Researchers at MIT believe they’ve taken an important step in developing the next generation of silicon chips. The photonic version would use light beams rather than electrons, greatly increasing speed and efficiency as well as boosting communications.
The aim of the research was to avoid the current wasteful process by which data transmitted by fiber optic cable must be converted to electronic form for use in electronic circuits, only to then be converted back to a laser signal.
While it was already technically possible to simply process and pass the light signals straight through to the laser, there was a risk that stray reflections could make the transmission less efficient. It’s possible to limit this risk by using a device that only allows light to pass in one direction, similar to an electrical diode.
At the moment that’s done by a standalone device, but the researchers wanted to find a way to build it directly onto a silicon chip, saving space and increasing efficiency. That requires a material that is both magnetic and transparent, in this case garnet, a mineral more commonly used for jewelery and as an abrasive. Unlike some materials, the angle at which it reflects light depends on the angle of the incoming beam, making it suitable for the “diode” role.
Though using garnet on silicon chips has previously proven difficult, the MIT team were able to come up with a suitably efficient design, which meant a thin film of the material would be enough.
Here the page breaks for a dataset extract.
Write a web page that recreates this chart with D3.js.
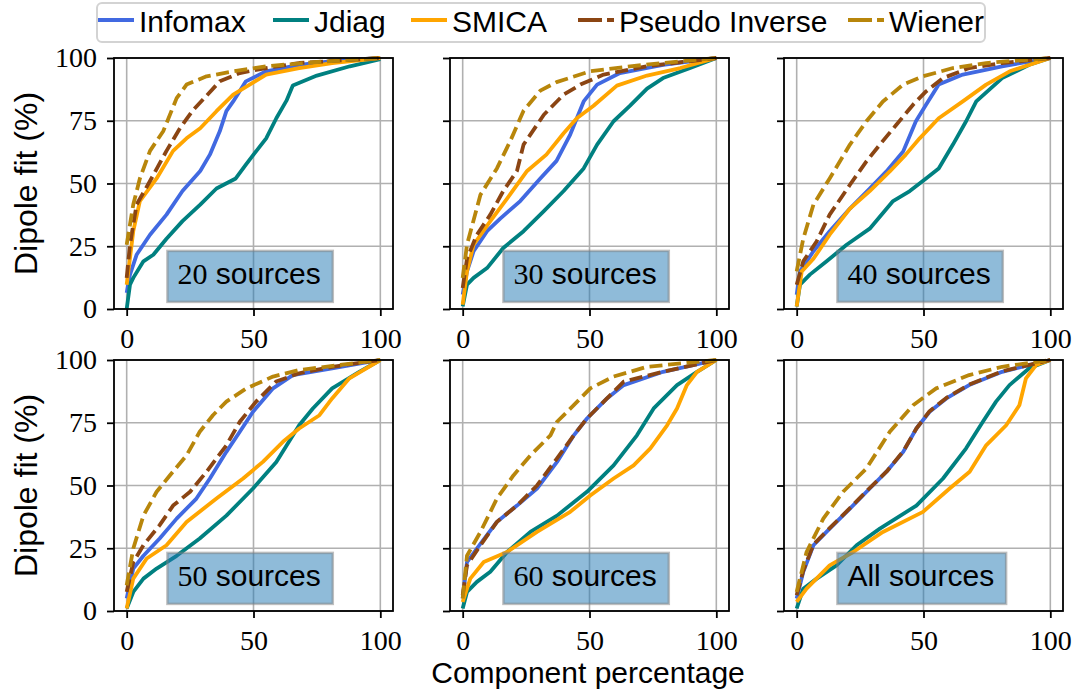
<!DOCTYPE html>
<html>
<head>
<meta charset="utf-8">
<script src="https://cdn.jsdelivr.net/npm/d3@7"></script>
<style>
  html, body { margin: 0; padding: 0; background: #fff; }
  svg { display: block; }
</style>
</head>
<body>
<svg id="chart" width="1081" height="695"></svg>
<script>
// ---------------- DATA ----------------
const methods = ["Infomax", "Jdiag", "SMICA", "Pseudo Inverse", "Wiener"];
const panelLabels = ["20", "30", "40", "50", "60", "All"];
const xTicks = [0, 50, 100];
const yTicks = [0, 25, 50, 75, 100];
const xLabel = "Component percentage";
const yLabel = "Dipole fit (%)";

// [component percentage, dipole fit %]
const src20 = {
  "Infomax": [[0,6.4],[1.3,13.7],[3.9,21.6],[9.2,29.6],[15.7,37.6],[22,47],[29,55],[32.8,61.5],[36.7,70.8],[39.3,78.8],[42,82.7],[47,90.7],[55,94.7],[68,97.3],[81,98.7],[100,100]],
  "Jdiag": [[0,0],[1.3,9.7],[2.6,12.4],[6.6,19],[10.5,21.6],[15.7,28],[22,35],[29,41.6],[35.4,48],[43,52],[47,57.5],[50,61.5],[55,68],[59,76],[63,83],[65.5,89],[75,93],[88,96.7],[100,99.5]],
  "SMICA": [[0,9.7],[2.6,31],[5.2,43],[11.8,52],[18.3,63],[23.6,68],[29,72],[35.4,78.8],[42,85.4],[48.5,89.4],[55,93.4],[68,96],[81,98],[100,100]],
  "Pseudo Inverse": [[0,12.4],[1.3,25.6],[3.9,41.6],[9.2,51],[15.7,63],[21,72],[26,79],[31.5,85],[36.7,90.7],[44.6,94],[55,96],[68,98],[100,100]],
  "Wiener": [[0,25.6],[2.6,41.6],[5.2,52],[9.2,63],[14.4,70.8],[19.7,84],[23.6,89.4],[31.5,92.7],[42,94.7],[55,96.7],[75,98.4],[100,100]]
};
const src30 = {
  "Infomax": [[0,5.7],[1.7,15],[4.3,23],[9.6,31],[14.8,36],[22.7,43],[30.6,52],[37,59],[42.4,69.5],[47.7,82.7],[53,89.4],[62,94],[79,97.3],[100,100]],
  "Jdiag": [[0,1],[1.7,9.7],[4.3,12.4],[9.6,16.3],[16,24.3],[24,31],[32,39],[39.8,47],[47.7,56],[53,65.5],[59.5,74.8],[66,81],[72.7,87.8],[79,92],[89.7,96],[100,100]],
  "SMICA": [[0,1.7],[1.7,15],[4.3,25.6],[10.9,35],[17.5,44],[25.4,55],[33,61.5],[39.8,70],[45,76],[51.6,81],[60.8,89],[72.7,93],[85.8,96],[100,100]],
  "Pseudo Inverse": [[0,8.4],[1.7,20],[5.6,29.6],[10.9,37.6],[16,47],[21.4,55],[24,65.5],[32,77.4],[39.8,85.4],[46.4,89.4],[55.6,93.4],[72.7,96.7],[100,100]],
  "Wiener": [[0,12.4],[1.7,25.6],[7,45.5],[13.5,56],[18.8,67],[24,79],[30.6,87],[37,90.4],[50.3,94.7],[66,96.7],[100,100]]
};
const src40 = {
  "Infomax": [[0,5.7],[1.3,15],[6.6,23],[13,31],[21,40],[28.8,48],[35.4,54.8],[42,62.8],[47,74.8],[51,81.4],[56,89.4],[65.5,93.4],[81,96.7],[100,100]],
  "Jdiag": [[0,1],[1.3,9.7],[5.2,13.7],[11.8,19],[19.7,25.6],[28.8,32],[38,43],[44.6,47],[51,52],[56,56],[61.6,65.5],[66.8,74.8],[70.8,82.7],[81,92],[91.7,97.3],[100,100]],
  "SMICA": [[0,1],[2,15],[6.6,20],[13,29.6],[21,40],[28.8,47],[36.7,54.8],[43,61.5],[48.5,68],[56,76],[65.5,82.7],[74.7,89.4],[84,94.7],[100,100]],
  "Pseudo Inverse": [[0,9.7],[2.6,19],[7.9,27],[13,37.6],[21,49.5],[27.5,58.8],[32.8,65.5],[39.3,73.4],[45.9,81.4],[51,86.7],[57.7,92],[68,96],[81,98],[100,100]],
  "Wiener": [[0,15],[2.6,28],[6.6,41.6],[13,52],[21,65.5],[27.5,74.8],[34,82.7],[42,89.4],[49.8,92.7],[61.6,96],[74.7,98],[100,100]]
};
const src50 = {
  "Infomax": [[0,5],[2.6,16.9],[6.6,22],[13,28.9],[19.7,36.8],[27.5,44.8],[32.8,52.8],[39.3,63.4],[44.6,71.4],[49.8,79.4],[57.7,88.7],[65.5,94],[81,96.7],[100,100]],
  "Jdiag": [[0,1],[2.6,7.6],[6.6,12.9],[11.8,16.9],[19.7,22],[28.8,28.9],[39.3,38],[49.8,48.8],[59,59.4],[68,74],[73.4,80.7],[81,88.7],[91.7,95.3],[100,100]],
  "SMICA": [[0,1],[2.6,12.9],[7.9,20.9],[15.7,26.2],[23.6,35.5],[35.4,44.8],[45.9,52.8],[53.7,59.4],[61.6,67.4],[68,72.7],[76,78],[81,84.7],[87.8,92.7],[100,100]],
  "Pseudo Inverse": [[0,7.6],[2.6,19.5],[6.6,26.2],[13,34.2],[18.3,42],[25,47.5],[31.5,55.5],[39.3,66],[44.6,75.4],[51,83.4],[58.9,91.4],[68,94.7],[81,97.3],[100,100]],
  "Wiener": [[0,10.2],[2.6,24.9],[6.6,38],[11.8,47.5],[17,54],[23.6,62],[28.8,71.4],[34,78],[39.3,83.4],[47.2,88.7],[57.7,93.4],[68,96],[100,100]]
};
const src60 = {
  "Infomax": [[0,5],[1.7,19.5],[5.6,24.9],[13.5,35.5],[21.4,42],[29.3,48.8],[37.2,59.4],[43.8,70],[49,76.7],[56.9,84.7],[63.5,90],[79,95.3],[100,100]],
  "Jdiag": [[0,1],[1.7,7.6],[5.6,11.6],[10.9,15.6],[17.5,23.5],[26.7,31.5],[37.2,38],[49,47.5],[59.5,58],[68.7,70],[75.3,80.7],[84.5,90],[92.4,95.3],[100,100]],
  "SMICA": [[0,3.6],[3,12.9],[8.3,19.5],[17.5,23.5],[29.3,31.5],[42.4,39.5],[50.3,46],[59.5,52.8],[67.4,58],[74,64.8],[80.6,74],[84.5,80.7],[88.4,90],[92.4,95.3],[100,100]],
  "Pseudo Inverse": [[0,6.3],[1.7,18.2],[7,26.2],[13.5,35.5],[21.4,42],[29.3,50],[37.2,60.8],[43.8,70],[49,76.7],[56.9,84.7],[63.5,91.4],[79,95.3],[100,100]],
  "Wiener": [[0,5],[1.7,22],[7,31.5],[13.5,44.8],[20,54],[26.7,62],[34.6,70],[37.2,75.4],[43.8,82],[50.3,88.7],[59.5,93.4],[72.7,97.3],[100,100]]
};
const srcAll = {
  "Infomax": [[0,5],[2.6,15.6],[6.6,26.2],[13,32.8],[21,40.8],[28.8,48.8],[35.4,55.5],[42,63.4],[47.2,72.7],[52.4,79.4],[59,84.7],[68,90],[81,95.3],[100,100]],
  "Jdiag": [[0,1],[2.6,8.9],[7.9,12.9],[15.7,18.2],[23.6,26.2],[32.8,32.8],[47.2,42],[57.7,52.8],[66.8,64.8],[73.4,75.4],[78.6,83.4],[83.9,90],[91.7,96.7],[100,100]],
  "SMICA": [[0,3.6],[3.9,8.9],[13,18.2],[22.3,23.5],[34,31.5],[49.8,39.5],[60.3,48.8],[68.2,55.5],[74.7,66],[82.6,74],[87.8,82],[90.4,92.7],[94.4,98],[100,100]],
  "Pseudo Inverse": [[0,6.3],[2.6,16],[6.6,26.5],[13,33],[21,41],[28.8,49],[35.4,55.5],[42,63.6],[47.2,72.7],[52.4,79.6],[59,84.9],[68,90.2],[81,95.5],[100,100]],
  "Wiener": [[0,7.6],[3.9,23.5],[10.5,36.8],[18.3,47.5],[27.5,56.8],[36.7,71.4],[45.9,82],[55,88.7],[68,94],[81,97.3],[100,100]]
};
const panelData = [src20, src30, src40, src50, src60, srcAll];

// ---------------- STYLE / LAYOUT ----------------
const colors = {
  "Infomax": "#4169e1", "Jdiag": "#008080", "SMICA": "#ffa500",
  "Pseudo Inverse": "#8b4513", "Wiener": "#b8860b"
};
const dashed = { "Pseudo Inverse": true, "Wiener": true };
const SANS = "'Liberation Sans', Arial, sans-serif";
const SERIF = "'Liberation Serif', 'Times New Roman', serif";

const colLeft = [114, 450, 784];
const rowTop = [58, 360];
const pw = 279, ph = 251;

const svg = d3.select("#chart");
svg.append("rect").attr("width", 1081).attr("height", 695).attr("fill", "#fff");

panelData.forEach((pd, i) => {
  const col = i % 3, row = Math.floor(i / 3);
  const L = colLeft[col], T = rowTop[row];
  const x = d3.scaleLinear().domain([-5, 105]).range([L, L + pw]);
  const y = d3.scaleLinear().domain([0, 100]).range([T + ph, T]);
  const g = svg.append("g");

  // grid
  g.selectAll(".gx").data(xTicks).join("line")
    .attr("x1", d => x(d)).attr("x2", d => x(d)).attr("y1", T).attr("y2", T + ph)
    .attr("stroke", "#b0b0b0").attr("stroke-width", 1.6);
  g.selectAll(".gy").data(yTicks).join("line")
    .attr("x1", L).attr("x2", L + pw).attr("y1", d => y(d)).attr("y2", d => y(d))
    .attr("stroke", "#b0b0b0").attr("stroke-width", 1.6);

  // lines
  const line = d3.line().x(d => x(d[0])).y(d => y(d[1]));
  methods.forEach(m => {
    g.append("path").datum(pd[m])
      .attr("d", line)
      .attr("fill", "none")
      .attr("stroke", colors[m])
      .attr("stroke-width", 3.8)
      .attr("stroke-linejoin", "round")
      .attr("stroke-dasharray", dashed[m] ? "13,5.6" : null);
  });

  // frame
  g.append("rect").attr("x", L).attr("y", T).attr("width", pw).attr("height", ph)
    .attr("fill", "none").attr("stroke", "#000").attr("stroke-width", 1.8);

  // axes
  const ax = g.append("g").attr("transform", `translate(0,${T + ph})`)
    .call(d3.axisBottom(x).tickValues(xTicks).tickSize(7).tickPadding(12).tickFormat(d3.format("d")));
  const ay = g.append("g").attr("transform", `translate(${L},0)`)
    .call(d3.axisLeft(y).tickValues(yTicks).tickSize(7).tickPadding(10)
      .tickFormat(col === 0 ? d3.format("d") : () => ""));
  [ax, ay].forEach(a => {
    a.select(".domain").remove();
    a.selectAll(".tick line").attr("stroke", "#000").attr("stroke-width", 1.8);
    a.selectAll(".tick text").attr("font-family", SERIF).attr("font-size", 28).attr("fill", "#000");
  });

  // annotation box
  const tx = x(20), ty = y(10);
  const t = g.append("text").attr("x", tx).attr("y", ty)
    .attr("font-size", 30).attr("fill", "#000");
  const lab = panelLabels[i];
  if (/^\d+$/.test(lab)) {
    t.append("tspan").attr("font-family", SERIF).text(lab);
    t.append("tspan").attr("font-family", SANS).text(" sources");
  } else {
    t.append("tspan").attr("font-family", SANS).text(lab + " sources");
  }
  const tw = t.node().getComputedTextLength();
  g.insert("rect", function () { return t.node(); })
    .attr("x", tx - 10).attr("y", ty - 33).attr("width", tw + 22).attr("height", 51)
    .attr("fill", "#1f77b4").attr("fill-opacity", 0.5)
    .attr("stroke", "#808080").attr("stroke-opacity", 0.5).attr("stroke-width", 2.5);

  // y label
  if (col === 0) {
    svg.append("text")
      .attr("transform", `translate(37,${T + ph / 2}) rotate(-90)`)
      .attr("text-anchor", "middle")
      .attr("font-family", SANS).attr("font-size", 32).attr("fill", "#000")
      .text(yLabel);
  }
});

// x label
svg.append("text").attr("x", 588).attr("y", 683)
  .attr("text-anchor", "middle")
  .attr("font-family", SANS).attr("font-size", 30).attr("fill", "#000")
  .text(xLabel);

// legend
const lg = svg.append("g");
lg.append("rect").attr("x", 97).attr("y", 3).attr("width", 888).attr("height", 39)
  .attr("rx", 5).attr("fill", "#fff").attr("stroke", "#d3d3d3").attr("stroke-width", 2);
const handleX = [98, 273, 411, 578, 848];
methods.forEach((m, k) => {
  const hx = handleX[k];
  lg.append("line").attr("x1", hx).attr("x2", hx + 36).attr("y1", 20).attr("y2", 20)
    .attr("stroke", colors[m]).attr("stroke-width", 3.8)
    .attr("stroke-dasharray", dashed[m] ? "24,5,7,40" : null);
  lg.append("text").attr("x", hx + 41).attr("y", 31.5)
    .attr("font-family", SANS).attr("font-size", 30).attr("fill", "#000")
    .text(m);
});
</script>
</body>
</html>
The design involves a semi-loop such that any light traveling in the “wrong” direction is simply sent back where it came from.
While the researchers were aiming to solve a specific problem, their solution means it’s at least theoretical possible to make chips, and in turn circuits, that are entirely optical rather than electrical. As light travels faster than electrons (and indeed everything), it could make for quicker circuits. It’s also possible that, in the same way as a fiber optic cable can carry phone, TV, and internet signals through the same “pipe” simultaneously, such circuits could carry multiple streams of data at once.